Various people have different thoughts about how many +1s are needed to pass a review. We'd like your opinions right here on this wiki page. Some have said 3 +1s; some have said at least 4 +1s; etc. There has also been discussion about who can vote: Eclipse members who are not on the Project? Architecture Council members? all Eclipse members? --Bjorn Freeman-Benson
I think 3 +1s. This is a significantly higher hurdle than currently (EMO+project team only). I would leave the voting up to to entire (non-project team) membership --Scott Lewis
We might include a list of criteria for specific Review types here. Not the full list for each Review type, but the essential items that are not part of the generic list above. --Bjorn Freeman-Benson
At one point we talked about requiring some number of Architecture Council votes. In the case of a graduation review, the mentors (aka arch council members) must vote +1. Should the same be true for release reviews etc. Personally I vote +1 for having required arch council representation. --Jeff McAffer
Jeff: that is explained in the "Mentors" section [2]. Perhaps it should be moved here. --Bjorn Freeman-Benson
Re: creation reviews, William Rowe on the Apache incubation mailing list has a suggestion for Apache that perhaps we should adopt for Eclipse: creation reviews must include "a short biographical on the proposed participants. [Not a] life story, but their relationship to and history with the incoming code and/or their involvement with the area/technologies covered by the proposal. ... For OSS transitions from another home, this can often be a short 'Author of the Foo container bits, see also ralphj commits to ___ and mailing list participation on dev@example.com', or 'contributing author to spec X'. ... For Corporate contributions, this has to be more detailed. At the very least, justify the individual's participation -in the code-. .. This would serve to help keep legacy contributors connected to the effort, and explain that connection to newcomers, but justify their participation in a meritocracy. It will help the project, four years down the road, do a /whois and come up with something meaningful about any of their members." --Bjorn Freeman-Benson
Scope of projects suitable for Eclipse - Not sure if this is the best place for this comment (guess we can always move it later) - I haven't seen any discussion of the scope of projects suitable for Eclipse aside from the projects needing to support users, developers and adopters (if I have missed it please point it out so I can retract my comment). There are several prominent open source communities and I think rather than try to tackle all manner of projects Eclipse should cut out a section of projects that it will develop and work with the other communities to develop other projects not appropriate for Eclipse. Cutting out a section of projects is not meant to limit people but rather meant to maintain the Eclipse brand and avoid potentially diluting it with many projects that are unrelated in any way. (i.e. Currently most projects are related by extending the IDE of being useful tool frameworks.) --Lawrence Mandel
Lawrence: the kinds of projects suitable for Eclipse are defined in the Bylaws [3] and is referenced above in the first paragraph of the "Development Process" section [4]. --Bjorn Freeman-Benson

If any Member believes that the EMO has acted incorrectly in approving or failing a Review may appeal to the Board to review the EMO's decision.

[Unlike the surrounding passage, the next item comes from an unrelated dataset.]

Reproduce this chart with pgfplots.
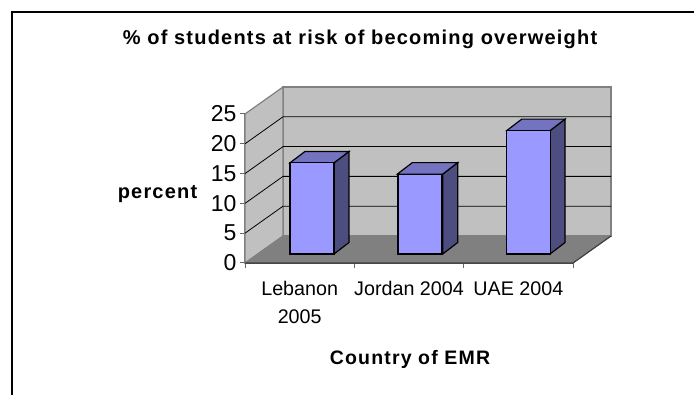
\documentclass[border=0pt]{standalone}
\usepackage{pgfplots}
\pgfplotsset{compat=1.18}
\usepackage{fontspec}
\setmainfont{Liberation Sans}
\definecolor{wall}{HTML}{C0C0C0}
\definecolor{edge}{HTML}{808080}
\definecolor{barfront}{HTML}{9999FF}
\definecolor{barside}{HTML}{4D4D80}
\definecolor{bartop}{HTML}{7373BF}
\begin{document}
\begin{tikzpicture}[x=1pt,y=1pt]
\useasboundingbox (0,0) rectangle (694,395);
\fill[white] (0,0) rectangle (694,395);
\draw[black,line width=2pt] (12,-2) -- (12,383) -- (696,383);
\node[font=\bfseries\fontsize{20}{20}\selectfont\addfontfeature{LetterSpace=6}] at (360,356) {\% of students at risk of becoming overweight};
\node[font=\bfseries\fontsize{20}{20}\selectfont\addfontfeature{LetterSpace=6}] at (157.5,201) {percent};
\node[font=\bfseries\fontsize{19.5}{19.5}\selectfont\addfontfeature{LetterSpace=6}] at (410,36) {Country of EMR};
\begin{axis}[
  at={(245pt,132pt)},anchor=south west,scale only axis,
  width=328pt,height=149pt,
  xmin=0,xmax=3,ymin=0,ymax=25,clip=false,
  axis x line=bottom,axis y line=left,
  axis line style={-},
  x axis line style={black!75,line width=1.2pt},
  y axis line style={edge,line width=1.2pt},
  xtick={0,1,2,3},
  x tick label as interval,
  xticklabels={Lebanon\\2005,Jordan 2004,UAE 2004},
  xticklabel style={align=center,font=\fontsize{19.7}{28}\selectfont,anchor=north,yshift=-10pt},
  x tick style={draw=black!60,line width=1pt},
  ytick={0,5,10,15,20,25},
  y tick style={draw=black!60,line width=1pt},
  major tick length=5pt,
  tick align=outside,
  yticklabel style={font=\fontsize{23}{23}\selectfont,xshift=0pt},
  /pgf/number format/assume math mode=true,
]
% walls and floor
\addplot[fill=wall,draw=edge,line width=1.2pt] coordinates {(0.3476,4.53)(3.3476,4.53)(3.3476,29.53)(0.3476,29.53)} --cycle;
\addplot[fill=wall,draw=edge,line width=1.2pt] coordinates {(0,0)(0.3476,4.53)(0.3476,29.53)(0,25)} --cycle;
\addplot[fill=edge,draw=edge,line width=0.8pt] coordinates {(0,0)(3,0)(3.3476,4.53)(0.3476,4.53)} --cycle;
% grid
\addplot[black,line width=0.8pt] coordinates {(0,5)(0.3476,9.53)(3.3476,9.53)};
\addplot[black,line width=0.8pt] coordinates {(0,10)(0.3476,14.53)(3.3476,14.53)};
\addplot[black,line width=0.8pt] coordinates {(0,15)(0.3476,19.53)(3.3476,19.53)};
\addplot[black,line width=0.8pt] coordinates {(0,20)(0.3476,24.53)(3.3476,24.53)};
\addplot[black!75,line width=1.2pt] coordinates {(0,0)(3,0)(3.3476,4.53)};
% side faces
\addplot[fill=barside,draw=black,line width=1.2pt] coordinates {(0.8140,1.51)(0.9512,3.44)(0.9512,18.71)(0.8140,16.81)} --cycle;
\addplot[fill=barside,draw=black,line width=1.2pt] coordinates {(1.8083,1.51)(1.9455,3.44)(1.9455,16.84)(1.8083,14.91)} --cycle;
\addplot[fill=barside,draw=black,line width=1.2pt] coordinates {(2.7900,1.51)(2.9272,3.44)(2.9272,24.14)(2.7900,22.21)} --cycle;
% top faces
\addplot[fill=bartop,draw=black,line width=1.2pt] coordinates {(0.4116,16.81)(0.8140,16.81)(0.9512,18.71)(0.5488,18.71)} --cycle;
\addplot[fill=bartop,draw=black,line width=1.2pt] coordinates {(1.3930,14.91)(1.8083,14.91)(1.9455,16.84)(1.5302,16.84)} --cycle;
\addplot[fill=bartop,draw=black,line width=1.2pt] coordinates {(2.3940,22.21)(2.7900,22.21)(2.9272,24.14)(2.5312,24.14)} --cycle;
% front faces
\addplot[ybar,bar width=44pt,bar shift=0pt,fill=barfront,draw=black,line width=1.2pt,yshift=9pt] coordinates {(0.613,15.3)(1.600,13.4)(2.592,20.7)};
\end{axis}
\end{tikzpicture}
\end{document}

While the revision describes the proposed phases, it says little about the function and content of the proposed creation review, incubation review, promotion review, release review, or termination review. -- Dave Bernstein (copied here from the newsgroup by Bjorn Freeman-Benson

Membership Involvement

The proper functioning of the Eclipse Development Process is contingent on the active participation of the Eclipse Members and Committers. The requirement for positive votes from Members (which includes Committers) which are not involved in the project will require each project to build relationships with other participants within the Eclipse community. The process is positive biased in that Reviews give more weight to negative votes (vetoes) as opposed to requiring a majority of positive votes to proceed.

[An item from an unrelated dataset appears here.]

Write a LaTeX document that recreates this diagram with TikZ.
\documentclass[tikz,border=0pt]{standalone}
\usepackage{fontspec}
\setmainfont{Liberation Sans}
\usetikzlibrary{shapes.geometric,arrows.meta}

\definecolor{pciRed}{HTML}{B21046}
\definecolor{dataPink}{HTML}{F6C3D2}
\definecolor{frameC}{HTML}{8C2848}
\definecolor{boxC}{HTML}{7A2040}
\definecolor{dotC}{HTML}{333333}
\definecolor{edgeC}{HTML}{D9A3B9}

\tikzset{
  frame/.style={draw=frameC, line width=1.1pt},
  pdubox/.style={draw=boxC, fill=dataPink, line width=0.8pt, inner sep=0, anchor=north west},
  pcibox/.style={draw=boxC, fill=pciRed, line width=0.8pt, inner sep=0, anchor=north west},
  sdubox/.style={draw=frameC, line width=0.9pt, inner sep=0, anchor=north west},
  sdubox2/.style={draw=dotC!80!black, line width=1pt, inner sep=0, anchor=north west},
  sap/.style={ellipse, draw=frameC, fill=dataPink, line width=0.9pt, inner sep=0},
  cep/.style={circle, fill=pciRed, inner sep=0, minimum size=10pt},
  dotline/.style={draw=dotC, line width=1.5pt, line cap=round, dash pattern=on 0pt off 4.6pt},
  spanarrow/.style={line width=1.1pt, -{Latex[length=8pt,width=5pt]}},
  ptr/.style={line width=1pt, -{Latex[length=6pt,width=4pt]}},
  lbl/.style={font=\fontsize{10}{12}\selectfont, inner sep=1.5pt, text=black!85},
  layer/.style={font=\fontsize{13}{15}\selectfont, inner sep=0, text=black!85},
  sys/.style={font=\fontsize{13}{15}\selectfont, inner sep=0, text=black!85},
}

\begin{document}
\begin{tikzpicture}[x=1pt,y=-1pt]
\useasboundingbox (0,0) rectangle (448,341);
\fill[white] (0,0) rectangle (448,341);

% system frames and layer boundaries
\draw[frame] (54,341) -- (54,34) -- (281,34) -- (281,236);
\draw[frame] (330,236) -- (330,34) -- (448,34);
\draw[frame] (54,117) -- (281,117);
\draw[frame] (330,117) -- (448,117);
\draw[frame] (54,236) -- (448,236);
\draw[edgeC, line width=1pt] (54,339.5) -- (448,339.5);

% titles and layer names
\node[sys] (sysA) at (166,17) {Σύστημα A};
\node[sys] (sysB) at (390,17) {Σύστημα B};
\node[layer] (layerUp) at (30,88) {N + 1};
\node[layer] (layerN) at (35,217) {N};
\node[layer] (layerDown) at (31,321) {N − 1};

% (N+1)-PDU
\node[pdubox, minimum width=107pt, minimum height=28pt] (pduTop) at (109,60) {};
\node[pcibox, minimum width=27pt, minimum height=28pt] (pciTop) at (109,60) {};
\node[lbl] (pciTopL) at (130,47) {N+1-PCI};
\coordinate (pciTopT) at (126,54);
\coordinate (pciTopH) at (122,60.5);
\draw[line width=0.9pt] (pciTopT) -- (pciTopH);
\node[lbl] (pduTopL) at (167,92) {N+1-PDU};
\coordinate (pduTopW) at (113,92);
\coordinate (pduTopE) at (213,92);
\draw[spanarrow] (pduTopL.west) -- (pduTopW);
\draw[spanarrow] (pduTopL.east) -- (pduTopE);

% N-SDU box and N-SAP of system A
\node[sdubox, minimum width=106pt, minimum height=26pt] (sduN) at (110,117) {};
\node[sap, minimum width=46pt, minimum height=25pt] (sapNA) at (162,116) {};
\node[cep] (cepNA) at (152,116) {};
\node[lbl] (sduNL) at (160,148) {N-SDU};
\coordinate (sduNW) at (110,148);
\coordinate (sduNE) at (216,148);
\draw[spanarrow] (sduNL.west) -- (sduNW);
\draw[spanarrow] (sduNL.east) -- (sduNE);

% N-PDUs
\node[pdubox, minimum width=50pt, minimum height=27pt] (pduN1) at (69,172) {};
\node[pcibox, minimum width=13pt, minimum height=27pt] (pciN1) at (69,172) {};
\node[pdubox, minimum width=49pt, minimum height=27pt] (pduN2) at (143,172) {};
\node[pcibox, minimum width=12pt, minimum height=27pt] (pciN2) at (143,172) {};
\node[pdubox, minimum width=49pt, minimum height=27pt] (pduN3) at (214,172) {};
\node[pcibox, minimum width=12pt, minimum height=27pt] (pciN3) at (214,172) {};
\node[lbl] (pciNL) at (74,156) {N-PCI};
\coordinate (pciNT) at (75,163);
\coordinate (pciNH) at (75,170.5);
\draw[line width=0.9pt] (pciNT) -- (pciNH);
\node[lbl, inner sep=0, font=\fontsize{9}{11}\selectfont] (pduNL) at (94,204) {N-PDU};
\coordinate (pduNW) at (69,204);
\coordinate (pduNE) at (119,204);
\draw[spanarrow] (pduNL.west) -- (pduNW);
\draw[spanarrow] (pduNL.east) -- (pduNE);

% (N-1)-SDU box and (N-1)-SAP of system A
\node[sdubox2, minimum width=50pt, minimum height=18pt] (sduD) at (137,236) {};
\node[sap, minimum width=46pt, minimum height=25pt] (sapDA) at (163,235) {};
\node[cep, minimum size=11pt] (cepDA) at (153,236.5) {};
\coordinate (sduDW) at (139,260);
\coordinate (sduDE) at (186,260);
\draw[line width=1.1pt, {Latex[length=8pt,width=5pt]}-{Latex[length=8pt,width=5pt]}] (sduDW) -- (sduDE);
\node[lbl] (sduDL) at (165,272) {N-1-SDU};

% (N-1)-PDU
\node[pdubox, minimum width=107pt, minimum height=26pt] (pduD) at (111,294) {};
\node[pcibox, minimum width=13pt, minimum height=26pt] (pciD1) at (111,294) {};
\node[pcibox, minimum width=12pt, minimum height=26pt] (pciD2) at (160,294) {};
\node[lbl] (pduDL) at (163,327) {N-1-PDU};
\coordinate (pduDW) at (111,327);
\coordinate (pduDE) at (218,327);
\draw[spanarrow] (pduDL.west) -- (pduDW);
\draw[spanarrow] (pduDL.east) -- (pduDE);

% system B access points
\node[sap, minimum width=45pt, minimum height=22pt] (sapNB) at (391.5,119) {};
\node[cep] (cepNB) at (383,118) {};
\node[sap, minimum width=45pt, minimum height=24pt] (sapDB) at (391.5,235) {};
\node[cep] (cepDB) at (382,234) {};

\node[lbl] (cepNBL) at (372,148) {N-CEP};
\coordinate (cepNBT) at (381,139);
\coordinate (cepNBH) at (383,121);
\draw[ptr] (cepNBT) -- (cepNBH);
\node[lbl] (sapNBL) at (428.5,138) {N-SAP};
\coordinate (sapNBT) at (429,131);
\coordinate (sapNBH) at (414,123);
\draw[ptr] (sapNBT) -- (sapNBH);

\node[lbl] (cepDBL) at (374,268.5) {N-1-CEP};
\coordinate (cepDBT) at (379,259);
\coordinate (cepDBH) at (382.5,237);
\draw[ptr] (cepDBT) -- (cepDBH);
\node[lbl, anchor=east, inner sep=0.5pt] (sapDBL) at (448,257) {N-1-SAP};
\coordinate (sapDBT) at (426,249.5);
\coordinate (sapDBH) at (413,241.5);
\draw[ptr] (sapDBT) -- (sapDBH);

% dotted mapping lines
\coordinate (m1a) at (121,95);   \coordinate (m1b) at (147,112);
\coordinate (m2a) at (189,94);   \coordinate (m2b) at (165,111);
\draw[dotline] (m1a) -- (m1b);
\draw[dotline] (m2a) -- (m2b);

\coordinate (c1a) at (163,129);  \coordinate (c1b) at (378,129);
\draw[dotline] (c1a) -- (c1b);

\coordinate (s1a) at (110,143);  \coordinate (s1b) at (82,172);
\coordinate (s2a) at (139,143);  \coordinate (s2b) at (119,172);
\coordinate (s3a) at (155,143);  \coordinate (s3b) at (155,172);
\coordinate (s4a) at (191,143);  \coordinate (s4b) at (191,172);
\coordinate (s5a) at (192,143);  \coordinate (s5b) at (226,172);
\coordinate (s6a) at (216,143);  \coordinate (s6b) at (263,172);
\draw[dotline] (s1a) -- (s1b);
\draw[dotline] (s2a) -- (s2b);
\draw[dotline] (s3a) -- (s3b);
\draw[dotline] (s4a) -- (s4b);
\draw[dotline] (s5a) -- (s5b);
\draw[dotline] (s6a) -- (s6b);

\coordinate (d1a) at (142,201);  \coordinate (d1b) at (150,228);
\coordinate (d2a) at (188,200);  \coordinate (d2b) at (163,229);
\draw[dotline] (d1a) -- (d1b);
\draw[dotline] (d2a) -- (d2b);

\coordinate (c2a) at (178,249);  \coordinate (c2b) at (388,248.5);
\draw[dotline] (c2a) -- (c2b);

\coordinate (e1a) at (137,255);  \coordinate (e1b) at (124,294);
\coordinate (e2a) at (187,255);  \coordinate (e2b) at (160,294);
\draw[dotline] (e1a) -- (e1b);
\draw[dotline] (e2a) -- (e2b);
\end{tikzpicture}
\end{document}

Review vote summaries will include:

  • Number and identification of all explicit positive (+1) votes
  • Number and identification of all explicit abstentions (0)
  • Number and identification of all explicit negative (-1) votes
  • A statement that all other Eclipse members have implicitly voted positively

Grievance Handling

When a Member has a concern about a Project, the Member will raise that concern with the Project's Leadership. If the Member is not satisfied with the result, the Member can raise the concern with the parent Project's Leadership. The Member can continue appeals up the Project Leadership Chain and, if still not satisfied, thence to the EMO, then the Executive Director, and finally to the Board. All appeals and discussions will abide by the Guiding Principles of being open, transparent, and public.

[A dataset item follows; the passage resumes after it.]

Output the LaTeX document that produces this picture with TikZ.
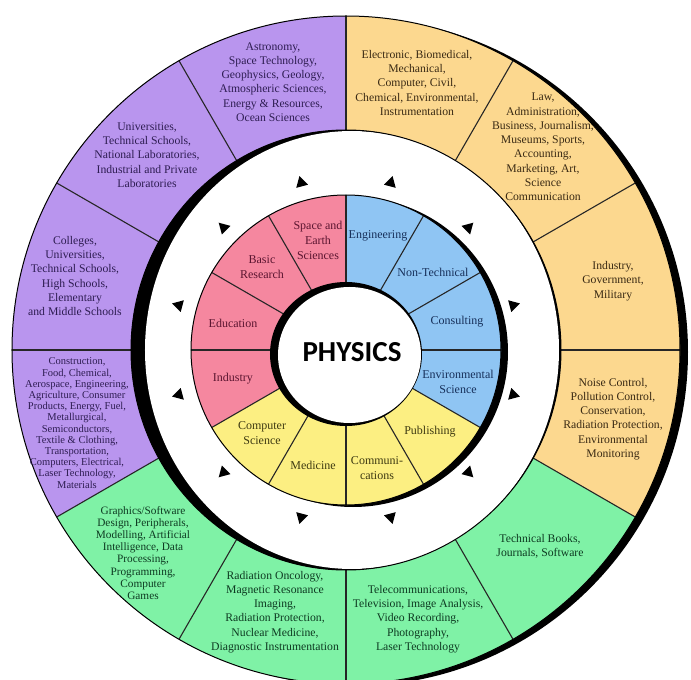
\documentclass[tikz,border=0pt]{standalone}
\usepackage{fontspec}
\setmainfont{Liberation Serif}
\newfontfamily\physfont{Carlito}
\usetikzlibrary{shapes.geometric}
\definecolor{purp}{HTML}{B995EE}
\definecolor{orng}{HTML}{FCD88F}
\definecolor{grn}{HTML}{7FF2A6}
\definecolor{pnk}{HTML}{F5879F}
\definecolor{blu}{HTML}{8FC5F3}
\definecolor{yel}{HTML}{FCEF82}
\definecolor{tpurp}{HTML}{2E1D52}
\definecolor{torng}{HTML}{3A2A14}
\definecolor{tgrn}{HTML}{0E3B22}
\definecolor{tpnk}{HTML}{5B1530}
\definecolor{tblu}{HTML}{17305A}
\definecolor{tyel}{HTML}{3E3A12}
\begin{document}
\begin{tikzpicture}[x=1pt,y=1pt,
  divline/.style={draw=black!85, line width=1.1},
  otxt/.style={align=center, inner sep=0pt, font=\fontsize{11.7}{14.3}\selectfont},
  itxt/.style={align=center, inner sep=0pt, font=\fontsize{12}{15}\selectfont},
  tri/.style={regular polygon, regular polygon sides=3, fill=black, draw=none, minimum size=14pt, inner sep=0pt}]
\useasboundingbox (-346,-330) rectangle (345,350);
\fill[white] (-346,-330) rectangle (345,350);
% outer ring
\fill[black] (8,-2) circle (334);
\fill[orng] (0,0) -- (-30:334) arc[start angle=-30,end angle=90,radius=334] -- cycle;
\fill[grn] (0,0) -- (-150:334) arc[start angle=-150,end angle=-30,radius=334] -- cycle;
\fill[purp] (0,0) -- (90:334) arc[start angle=90,end angle=210,radius=334] -- cycle;
\foreach \a in {0,30,...,330} \draw[divline] (0,0) -- (\a:334);
\draw[line width=1] (0,0) circle (334);
% outer texts
\node[otxt, text=tpurp] (o1) at (-73,268) {Astronomy,\\Space Technology,\\Geophysics, Geology,\\Atmospheric Sciences,\\Energy \& Resources,\\Ocean Sciences};
\node[otxt, text=tpurp] (o2) at (-199,195) {Universities,\\Technical Schools,\\National Laboratories,\\Industrial and Private\\Laboratories};
\node[otxt, text=tpurp] (o3) at (-271,74) {Colleges,\\Universities,\\Technical Schools,\\High Schools,\\Elementary\\and Middle Schools};
\node[otxt, text=tpurp, font=\fontsize{10.5}{11.2}\selectfont] (o4) at (-269,-73) {Construction,\\Food, Chemical,\\Aerospace, Engineering,\\Agriculture, Consumer\\Products, Energy, Fuel,\\Metallurgical,\\Semiconductors,\\Textile \& Clothing,\\Transportation,\\Computers, Electrical,\\Laser Technology,\\Materials};
\node[otxt, text=tgrn, font=\fontsize{11.3}{12.1}\selectfont] (o5) at (-203,-203) {Graphics/Software\\Design, Peripherals,\\Modelling, Artificial\\Intelligence, Data\\Processing,\\Programming,\\Computer\\Games};
\node[otxt, text=tgrn] (o6) at (-71,-262) {Radiation Oncology,\\Magnetic Resonance\\Imaging,\\Radiation Protection,\\Nuclear Medicine,\\Diagnostic Instrumentation};
\node[otxt, text=tgrn] (o7) at (72,-269) {Telecommunications,\\Television, Image Analysis,\\Video Recording,\\Photography,\\Laser Technology};
\node[otxt, text=tgrn] (o8) at (194,-196) {Technical Books,\\Journals, Software};
\node[otxt, text=torng] (o9) at (267,-69) {Noise Control,\\Pollution Control,\\Conservation,\\Radiation Protection,\\Environmental\\Monitoring};
\node[otxt, text=torng] (o10) at (267,69) {Industry,\\Government,\\Military};
\node[otxt, text=torng] (o11) at (197,203) {Law,\\Administration,\\Business, Journalism,\\Museums, Sports,\\Accounting,\\Marketing, Art,\\Science\\Communication};
\node[otxt, text=torng] (o12) at (71,267) {Electronic, Biomedical,\\Mechanical,\\Computer, Civil,\\Chemical, Environmental,\\Instrumentation};
% white annulus
\fill[black] (0,0) ellipse[x radius=215, y radius=220];
\fill[white] (6,0) ellipse[x radius=207, y radius=219];
\draw[line width=1] (0,0) ellipse[x radius=215, y radius=220];
% triangles
\foreach \a in {15,45,...,345} \node[tri, rotate=\a-90] at (\a:173) {};
% inner ring
\fill[black] (7,-2) circle (155);
\fill[pnk] (0,0) -- (90:155) arc[start angle=90,end angle=210,radius=155] -- cycle;
\fill[yel] (0,0) -- (210:155) arc[start angle=210,end angle=330,radius=155] -- cycle;
\fill[blu] (0,0) -- (-30:155) arc[start angle=-30,end angle=90,radius=155] -- cycle;
\foreach \a in {0,30,...,330} \draw[divline] (0,0) -- (\a:155);
\draw[line width=1] (0,0) circle (155);
\node[itxt, text=tpnk] (i1) at (-28,110) {Space and\\Earth\\Sciences};
\node[itxt, text=tpnk] (i2) at (-84,83) {Basic\\Research};
\node[itxt, text=tpnk] (i3) at (-113,27) {Education};
\node[itxt, text=tpnk] (i4) at (-113,-29) {Industry};
\node[itxt, text=tyel] (i5) at (-84,-83) {Computer\\Science};
\node[itxt, text=tyel] (i6) at (-33,-115) {Medicine};
\node[itxt, text=tyel] (i7) at (31,-118) {Communi-\\cations};
\node[itxt, text=tyel] (i8) at (84,-82) {Publishing};
\node[itxt, text=tblu] (i9) at (112,-32) {Environmental\\Science};
\node[itxt, text=tblu] (i10) at (111,28) {Consulting};
\node[itxt, text=tblu] (i11) at (87,78) {Non-Technical};
\node[itxt, text=tblu] (i12) at (32,114) {Engineering};
% centre
\fill[black] (0,-4) ellipse[x radius=76, y radius=72];
\fill[white] (3.5,-5) ellipse[x radius=71.5, y radius=68];
\node[font=\physfont\bfseries\fontsize{29}{29}\selectfont, inner sep=0pt] (phys) at (6,-2) {PHYSICS};
\end{tikzpicture}
\end{document}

Member concerns may include:

  • Out of Scope. It is alleged that a Project is exceeding its approved scope.
  • Inconsistent with Purposes. It is alleged that a Project is inconsistent with the Roadmap and/or Purposes.
  • Dysfunctional. It is alleged that a Project is not functioning correctly or is in violation of one or more requirements of the Development Process.
  • Contributor Appeal. It is alleged that a Contributor who desires to be a Committer is not being treated fairly.
  • Invalid Veto It is alleged that a -1 vote on a Review is not in the interests of the Project and/or of Eclipse.

Revisions

As specified in the Bylaws, the EMO is responsible for maintaining this document and all changes must be approved by the Board.

Due to the continued evolution of the Eclipse technology, the Eclipse community, and the software marketplace, it is expected that the Development Process (this document) will be reviewed and revised on at least an annual basis. The timeline for that review should be chosen so as to incorporate the lessons of the previous annual coordinate release and to be applied to the next annual coordinated release.

The EMO is further responsible for ensuring that all plans, documents and reports produced in accordance with this Development Process be made available to the Membership at Large via an appropriate mechanism in a timely, effective manner.